Muslim leaders complained Muslim citizens often faced special difficulties acquiring national identification from the National Registration Bureau. Government policies require all citizens 18 years or older to register and obtain national identification from the National Registration Bureau. Identification cards are a prerequisite for voting and access to certain government and financial services. Failure to register is a crime. Muslim communities, including ethnic Kenyan and Somali communities, coastal Muslim communities, the Nubian community in Nairobi, and the Galjeel community around the Tana River, were often subject to additional requirements in order to register, including presentation of birth certificates and citizenship documents of their fathers and grandfathers, and were required to make special appearances at specified police stations. The government stated the additional scrutiny was necessary to deter illegal immigration and fight terrorism rather than intended to discriminate against certain ethnic or religious groups.

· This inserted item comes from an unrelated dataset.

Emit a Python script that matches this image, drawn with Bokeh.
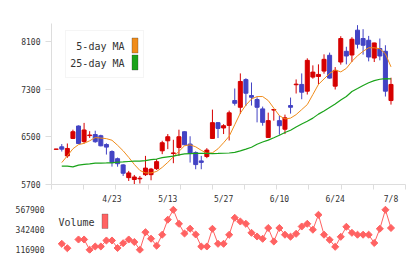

Government schools sometimes prevented girls from attending classes if they wore headscarves or other religious dress. School authorities who ordered female students to remove their headscarves while in school stated such garments violated school uniform policies. Muslim students said in the press that such actions forced Muslim students out of government education. A 2012 Nairobi court ruling upholding a high school’s ban of headscarves remained in effect, but many public high schools continued to permit students to wear them. Prohibitions on religious headwear at some schools affected members of the Akorino group, which combined Christian and African styles of worship and required women to cover their heads.
The Ministry of Information, Communications and Technology routinely approved regional radio and television broadcast licenses for Christian and Muslim groups.